Matching guesses are accepted; the first miss and everything after it are rejected and resampled.

The result: several tokens per step, big-model quality, and a provable zero quality loss.

A 70B model in FP16 is 140 GB — too big for a single GPU. Each weight takes 2 bytes.

Quantization stores each weight in fewer bits: INT8 halves it, INT4 quarters it — no retraining needed.

Smart schemes (GPTQ, AWQ) protect the important weights so quality barely moves, even at 4 bits.

The KV cache compresses too — FP8 keys and values free up memory for more batches or longer context.

Since decode is memory-bound, fewer bytes across the HBM bridge means faster and cheaper inference.

Every pricing page shows three prices: input, cached input, and output.
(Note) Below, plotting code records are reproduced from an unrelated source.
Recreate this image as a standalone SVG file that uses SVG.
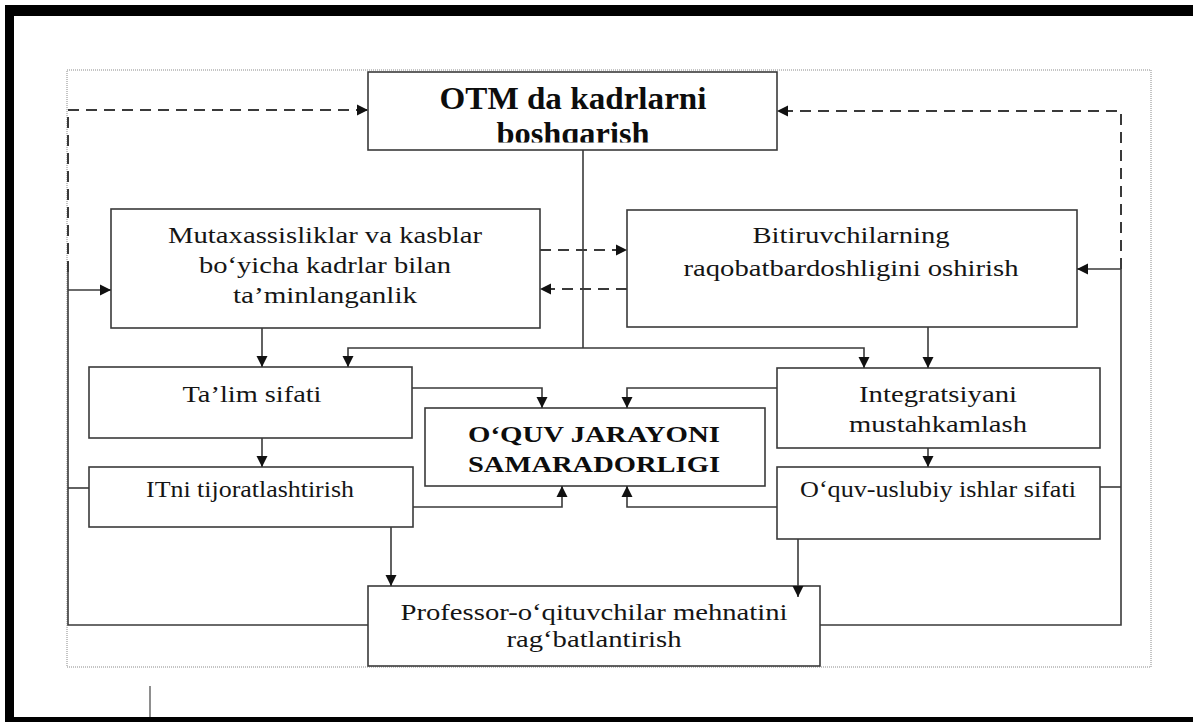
<svg xmlns="http://www.w3.org/2000/svg" width="1193" height="722" viewBox="0 0 1193 722">
<style>
.box{fill:#fff;stroke:#3a3a3a;stroke-width:1.6}
.t{font-family:"Liberation Serif","Times New Roman",serif;font-size:24px;fill:#151515;text-anchor:middle}
.b{font-weight:bold;fill:#0d0d0d}
.ln{fill:none;stroke:#3a3a3a;stroke-width:1.6}
.ds{fill:none;stroke:#3a3a3a;stroke-width:2;stroke-dasharray:11 7}
</style>
<defs>
<marker id="ah" markerUnits="userSpaceOnUse" markerWidth="12" markerHeight="12" refX="11" refY="6" orient="auto">
<path d="M0,0.5 L11,6 L0,11.5 z" fill="#111"/>
</marker>
<clipPath id="otmclip"><rect x="368" y="72" width="409" height="70.5"/></clipPath>
</defs>
<rect x="0" y="0" width="1193" height="722" fill="#fff"/>
<g id="frame">
<rect x="5" y="5" width="1188" height="11" fill="#000"/>
<rect x="5" y="5" width="9" height="717" fill="#000"/>
<rect x="5" y="717" width="1188" height="5" fill="#000"/>
<rect x="67" y="70" width="1084" height="597" fill="none" stroke="#8a8a8a" stroke-width="1" stroke-dasharray="1 1"/>
<line x1="150" y1="686" x2="150" y2="717" stroke="#444" stroke-width="1.2"/>
</g>
<g id="otm">
<rect class="box" x="368" y="72" width="409" height="78"/>
<g clip-path="url(#otmclip)">
<text class="t b" x="573" y="109" style="font-size:31.5px" textLength="267" lengthAdjust="spacingAndGlyphs">OTM da kadrlarni</text>
<text class="t b" x="573" y="144" style="font-size:31.5px" textLength="153" lengthAdjust="spacingAndGlyphs">boshqarish</text>
</g>
</g>
<g id="mutaxassisliklar">
<rect class="box" x="111" y="209" width="429" height="119"/>
<text class="t" x="325" y="243" textLength="314" lengthAdjust="spacingAndGlyphs">Mutaxassisliklar va kasblar</text>
<text class="t" x="325" y="273" textLength="252" lengthAdjust="spacingAndGlyphs">bo‘yicha kadrlar bilan</text>
<text class="t" x="325" y="303" textLength="184" lengthAdjust="spacingAndGlyphs">ta’minlanganlik</text>
</g>
<g id="bitiruvchilar">
<rect class="box" x="627" y="210" width="450" height="117"/>
<text class="t" x="851" y="243" textLength="197" lengthAdjust="spacingAndGlyphs">Bitiruvchilarning</text>
<text class="t" x="851" y="276" textLength="335" lengthAdjust="spacingAndGlyphs">raqobatbardoshligini oshirish</text>
</g>
<g id="talim">
<rect class="box" x="89" y="367" width="323" height="71"/>
<text class="t" x="252" y="402" textLength="139" lengthAdjust="spacingAndGlyphs">Ta’lim sifati</text>
</g>
<g id="itni">
<rect class="box" x="89" y="467" width="324" height="60"/>
<text class="t" x="250" y="497" textLength="208" lengthAdjust="spacingAndGlyphs">ITni tijoratlashtirish</text>
</g>
<g id="oquv-jarayoni">
<rect class="box" x="425" y="408" width="340" height="78"/>
<text class="t b" x="594" y="441.5" textLength="252" lengthAdjust="spacingAndGlyphs">O‘QUV JARAYONI</text>
<text class="t b" x="594" y="471.5" textLength="252" lengthAdjust="spacingAndGlyphs">SAMARADORLIGI</text>
</g>
<g id="integratsiya">
<rect class="box" x="777" y="368" width="323" height="80"/>
<text class="t" x="938" y="402" textLength="158" lengthAdjust="spacingAndGlyphs">Integratsiyani</text>
<text class="t" x="938" y="432" textLength="178" lengthAdjust="spacingAndGlyphs">mustahkamlash</text>
</g>
<g id="oquv-uslubiy">
<rect class="box" x="777" y="467" width="323" height="72"/>
<text class="t" x="938" y="497" textLength="276" lengthAdjust="spacingAndGlyphs">O‘quv-uslubiy ishlar sifati</text>
</g>
<g id="professor">
<rect class="box" x="368" y="586" width="452" height="80"/>
<text class="t" x="594" y="620" textLength="387" lengthAdjust="spacingAndGlyphs">Professor-o‘qituvchilar mehnatini</text>
<text class="t" x="594" y="647" textLength="175" lengthAdjust="spacingAndGlyphs">rag‘batlantirish</text>
</g>
<g id="connectors">
<path class="ln" d="M583,150 V348"/>
<path class="ln" d="M583,348 H348 V367" marker-end="url(#ah)"/>
<path class="ln" d="M583,348 H864 V368" marker-end="url(#ah)"/>
<path class="ln" d="M262,328 V367" marker-end="url(#ah)"/>
<path class="ln" d="M928,327 V368" marker-end="url(#ah)"/>
<path class="ln" d="M262,438 V467" marker-end="url(#ah)"/>
<path class="ln" d="M928,448 V467" marker-end="url(#ah)"/>
<path class="ln" d="M412,388 H542 V408" marker-end="url(#ah)"/>
<path class="ln" d="M777,388 H627 V408" marker-end="url(#ah)"/>
<path class="ln" d="M413,507 H562 V486" marker-end="url(#ah)"/>
<path class="ln" d="M777,507 H627 V486" marker-end="url(#ah)"/>
<path class="ln" d="M391,527 V586" marker-end="url(#ah)"/>
<path class="ln" d="M798,539 V597" marker-end="url(#ah)"/>
<path class="ln" d="M68,272 V625 H368"/>
<path class="ln" d="M68,290 H111" marker-end="url(#ah)"/>
<path class="ln" d="M68,488 H89"/>
<path class="ln" d="M1121,269 V625 H820"/>
<path class="ln" d="M1121,269 H1077" marker-end="url(#ah)"/>
<path class="ln" d="M1100,487 H1121"/>
<path class="ds" d="M68,272 V110 H368" marker-end="url(#ah)"/>
<path class="ds" d="M1121,269 V111 H777" marker-end="url(#ah)"/>
<path class="ds" d="M540,250 H627" marker-end="url(#ah)"/>
<path class="ds" d="M627,289 H540" marker-end="url(#ah)"/>
</g>
</svg>
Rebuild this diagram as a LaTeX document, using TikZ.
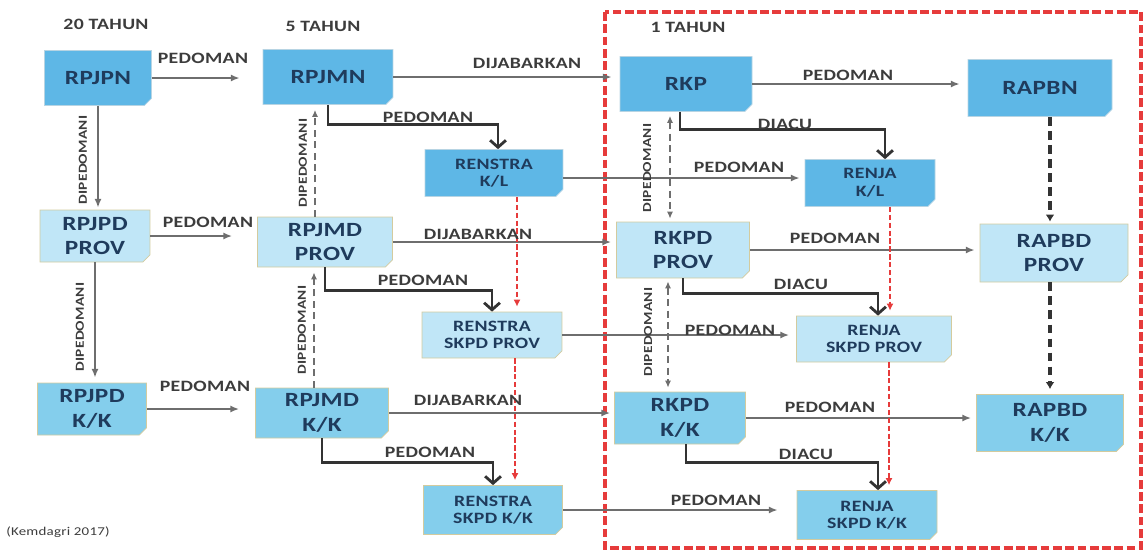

Why three?

Input is prefill — massively parallel, compute-bound, and cheap per token.

Cached input is a KV-cache hit — no forward pass at all, so it's nearly free.

Output is decode — sequential and memory-bound, so it's the most expensive of the three.

Price is the physics of the work. Try the calculator: every ratio traces back to silicon.

The answer has finished. Let's retrace the whole journey in one flight.

Your words became tokens, looped through the model one prediction at a time, and streamed back to your screen.

Underneath it all sat one villain: the memory wall — a GPU starved for data, waiting on its own memory bus.

Every optimization after that is an answer to one of two enemies.

Fight the Memory Wall: batching, paging, FlashAttention, speculative decoding, quantization.

Avoid Recomputation: the KV cache, prompt caching, prefix sharing. Two enemies. Thirteen chapters. One journey.